## SET PROBLEM
Please output every line of the material as it stands, without the pictures.

## SUPPLIED MATERIAL
# # #
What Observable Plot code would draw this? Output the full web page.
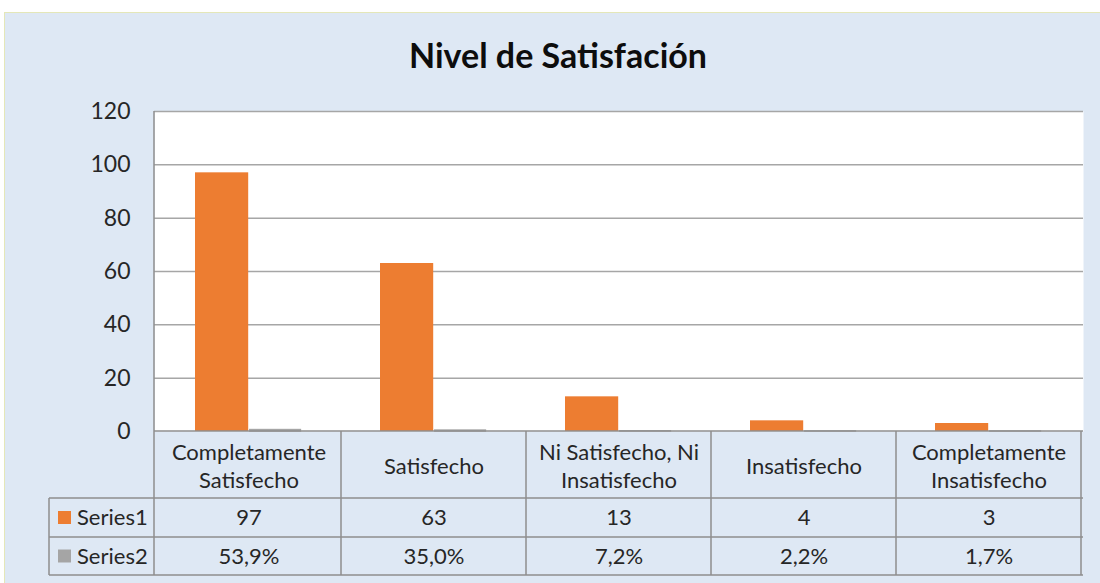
<!DOCTYPE html>
<html>
<head>
<meta charset="utf-8">
<script src="https://cdn.jsdelivr.net/npm/d3@7"></script>
<script src="https://cdn.jsdelivr.net/npm/@observablehq/plot@0.6"></script>
<style>
  html, body { margin: 0; padding: 0; background: #ffffff; width: 1100px; height: 583px; overflow: hidden; }
  #panel { position: absolute; left: 4px; top: 12px; width: 1096px; height: 571px; background: #DEE8F4; border-top: 1px solid #E4E7B8; border-left: 1px solid #E4E7B8; box-sizing: border-box; }
  #chart { position: absolute; left: 0; top: 0; }
  #title { position: absolute; left: 0; top: 35px; width: 1116px; text-align: center; font-family: Lato, "Open Sans", sans-serif; font-weight: bold; font-size: 34px; line-height: 40px; color: #0d0d0d; }
</style>
</head>
<body>
<div id="panel"></div>
<div id="chart"></div>
<div id="title">Nivel de Satisfación</div>
<script>
const categories = ["Completamente Satisfecho", "Satisfecho", "Ni Satisfecho, Ni Insatisfecho", "Insatisfecho", "Completamente Insatisfecho"];
const categoryLabels = ["Completamente\nSatisfecho", "Satisfecho", "Ni Satisfecho, Ni\nInsatisfecho", "Insatisfecho", "Completamente\nInsatisfecho"];
const seriesNames = ["Series1", "Series2"];
const series1 = [97, 63, 13, 4, 3];
const series2 = [0.539, 0.350, 0.072, 0.022, 0.017];
const series1Labels = ["97", "63", "13", "4", "3"];
const series2Labels = ["53,9%", "35,0%", "7,2%", "2,2%", "1,7%"];
const yTicks = [0, 20, 40, 60, 80, 100, 120];
const colors = ["#ED7D31", "#A5A5A5"];

const rows1 = categories.map((c, i) => ({cat: c, label: categoryLabels[i], v: series1[i], t: series1Labels[i]}));
const rows2 = categories.map((c, i) => ({cat: c, v: series2[i], t: series2Labels[i]}));

const lineColor = "#8E8E8E";
const textColor = "#262626";
const fontSize = 22;

// Data table grid and legend keys (drawn from the plot's x scale and dimensions)
const tableGrid = (index, scales, values, dims) => {
  const x = scales.x;
  const bw = x.bandwidth();
  const left = dims.marginLeft;
  const right = dims.width - dims.marginRight;
  const top = dims.marginTop;
  const base = dims.height - dims.marginBottom;
  const r1 = base + 67, r2 = base + 106, r3 = base + 144;
  const legendLeft = 49;
  const g = d3.create("svg:g").attr("stroke", lineColor).attr("stroke-width", 1.5).attr("fill", "none");
  const line = (x1, y1, x2, y2) => g.append("line").attr("x1", x1).attr("y1", y1).attr("x2", x2).attr("y2", y2);
  line(left, base, right, base);
  line(legendLeft, r1, right, r1);
  line(legendLeft, r2, right, r2);
  line(legendLeft, r3, right, r3);
  line(left, top, left, r3);
  line(legendLeft, r1, legendLeft, r3);
  categories.forEach(c => line(x(c) + bw, base, x(c) + bw, r3));
  const rowCenters = [(r1 + r2) / 2, (r2 + r3) / 2];
  seriesNames.forEach((s, i) => {
    g.append("rect").attr("x", 58).attr("y", rowCenters[i] - 6.5).attr("width", 13).attr("height", 13)
      .attr("fill", colors[i]).attr("stroke", "none");
    g.append("text").attr("x", 77).attr("y", rowCenters[i]).attr("dy", "0.36em")
      .attr("text-anchor", "start").attr("fill", textColor).attr("stroke", "none")
      .attr("font-size", fontSize).text(s);
  });
  return g.node();
};

const chart = Plot.plot({
  width: 1100,
  height: 583,
  marginTop: 111,
  marginBottom: 152,
  marginLeft: 154,
  marginRight: 17,
  style: {background: "transparent", fontFamily: "Lato, 'Open Sans', sans-serif", fontSize: "23px", color: textColor},
  x: {domain: categories, padding: 0, axis: null},
  y: {domain: [0, 120], ticks: yTicks, tickSize: 0, tickPadding: 24, label: null, tickFormat: d => String(d)},
  marks: [
    Plot.frame({fill: "white", stroke: "none"}),
    Plot.ruleY(yTicks.filter(d => d > 0), {stroke: "#A6A6A6", strokeWidth: 1.5}),
    Plot.barY(rows1, {x: "cat", y: "v", fill: colors[0], insetLeft: 39, insetRight: 92.8}),
    Plot.barY(rows2, {x: "cat", y: "v", fill: colors[1], stroke: colors[1], strokeWidth: 1.5, insetLeft: 93.8, insetRight: 40.6}),
    tableGrid,
    Plot.text(rows1, {x: "cat", text: "label", frameAnchor: "bottom", dy: 33.5, lineAnchor: "middle", lineHeight: 1.3, fill: textColor, fontSize: fontSize}),
    Plot.text(rows1, {x: "cat", text: "t", frameAnchor: "bottom", dy: 86.5, lineAnchor: "middle", fill: textColor, fontSize: fontSize}),
    Plot.text(rows2, {x: "cat", text: "t", frameAnchor: "bottom", dy: 125, lineAnchor: "middle", fill: textColor, fontSize: fontSize})
  ]
});
document.getElementById("chart").appendChild(chart);
</script>
</body>
</html>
# # #
## RESULT FOR THIS TASK
What Observable Plot code would draw this? Output the full web page.
<!DOCTYPE html>
<html>
<head>
<meta charset="utf-8">
<script src="https://cdn.jsdelivr.net/npm/d3@7"></script>
<script src="https://cdn.jsdelivr.net/npm/@observablehq/plot@0.6"></script>
<style>
  html, body { margin: 0; padding: 0; background: #ffffff; width: 1100px; height: 583px; overflow: hidden; }
  #panel { position: absolute; left: 4px; top: 12px; width: 1096px; height: 571px; background: #DEE8F4; border-top: 1px solid #E4E7B8; border-left: 1px solid #E4E7B8; box-sizing: border-box; }
  #chart { position: absolute; left: 0; top: 0; }
  #title { position: absolute; left: 0; top: 35px; width: 1116px; text-align: center; font-family: Lato, "Open Sans", sans-serif; font-weight: bold; font-size: 34px; line-height: 40px; color: #0d0d0d; }
</style>
</head>
<body>
<div id="panel"></div>
<div id="chart"></div>
<div id="title">Nivel de Satisfación</div>
<script>
const categories = ["Completamente Satisfecho", "Satisfecho", "Ni Satisfecho, Ni Insatisfecho", "Insatisfecho", "Completamente Insatisfecho"];
const categoryLabels = ["Completamente\nSatisfecho", "Satisfecho", "Ni Satisfecho, Ni\nInsatisfecho", "Insatisfecho", "Completamente\nInsatisfecho"];
const seriesNames = ["Series1", "Series2"];
const series1 = [97, 63, 13, 4, 3];
const series2 = [0.539, 0.350, 0.072, 0.022, 0.017];
const series1Labels = ["97", "63", "13", "4", "3"];
const series2Labels = ["53,9%", "35,0%", "7,2%", "2,2%", "1,7%"];
const yTicks = [0, 20, 40, 60, 80, 100, 120];
const colors = ["#ED7D31", "#A5A5A5"];

const rows1 = categories.map((c, i) => ({cat: c, label: categoryLabels[i], v: series1[i], t: series1Labels[i]}));
const rows2 = categories.map((c, i) => ({cat: c, v: series2[i], t: series2Labels[i]}));

const lineColor = "#8E8E8E";
const textColor = "#262626";
const fontSize = 22;

// Data table grid and legend keys (drawn from the plot's x scale and dimensions)
const tableGrid = (index, scales, values, dims) => {
  const x = scales.x;
  const bw = x.bandwidth();
  const left = dims.marginLeft;
  const right = dims.width - dims.marginRight;
  const top = dims.marginTop;
  const base = dims.height - dims.marginBottom;
  const r1 = base + 67, r2 = base + 106, r3 = base + 144;
  const legendLeft = 49;
  const g = d3.create("svg:g").attr("stroke", lineColor).attr("stroke-width", 1.5).attr("fill", "none");
  const line = (x1, y1, x2, y2) => g.append("line").attr("x1", x1).attr("y1", y1).attr("x2", x2).attr("y2", y2);
  line(left, base, right, base);
  line(legendLeft, r1, right, r1);
  line(legendLeft, r2, right, r2);
  line(legendLeft, r3, right, r3);
  line(left, top, left, r3);
  line(legendLeft, r1, legendLeft, r3);
  categories.forEach(c => line(x(c) + bw, base, x(c) + bw, r3));
  const rowCenters = [(r1 + r2) / 2, (r2 + r3) / 2];
  seriesNames.forEach((s, i) => {
    g.append("rect").attr("x", 58).attr("y", rowCenters[i] - 6.5).attr("width", 13).attr("height", 13)
      .attr("fill", colors[i]).attr("stroke", "none");
    g.append("text").attr("x", 77).attr("y", rowCenters[i]).attr("dy", "0.36em")
      .attr("text-anchor", "start").attr("fill", textColor).attr("stroke", "none")
      .attr("font-size", fontSize).text(s);
  });
  return g.node();
};

const chart = Plot.plot({
  width: 1100,
  height: 583,
  marginTop: 111,
  marginBottom: 152,
  marginLeft: 154,
  marginRight: 17,
  style: {background: "transparent", fontFamily: "Lato, 'Open Sans', sans-serif", fontSize: "23px", color: textColor},
  x: {domain: categories, padding: 0, axis: null},
  y: {domain: [0, 120], ticks: yTicks, tickSize: 0, tickPadding: 24, label: null, tickFormat: d => String(d)},
  marks: [
    Plot.frame({fill: "white", stroke: "none"}),
    Plot.ruleY(yTicks.filter(d => d > 0), {stroke: "#A6A6A6", strokeWidth: 1.5}),
    Plot.barY(rows1, {x: "cat", y: "v", fill: colors[0], insetLeft: 39, insetRight: 92.8}),
    Plot.barY(rows2, {x: "cat", y: "v", fill: colors[1], stroke: colors[1], strokeWidth: 1.5, insetLeft: 93.8, insetRight: 40.6}),
    tableGrid,
    Plot.text(rows1, {x: "cat", text: "label", frameAnchor: "bottom", dy: 33.5, lineAnchor: "middle", lineHeight: 1.3, fill: textColor, fontSize: fontSize}),
    Plot.text(rows1, {x: "cat", text: "t", frameAnchor: "bottom", dy: 86.5, lineAnchor: "middle", fill: textColor, fontSize: fontSize}),
    Plot.text(rows2, {x: "cat", text: "t", frameAnchor: "bottom", dy: 125, lineAnchor: "middle", fill: textColor, fontSize: fontSize})
  ]
});
document.getElementById("chart").appendChild(chart);
</script>
</body>
</html>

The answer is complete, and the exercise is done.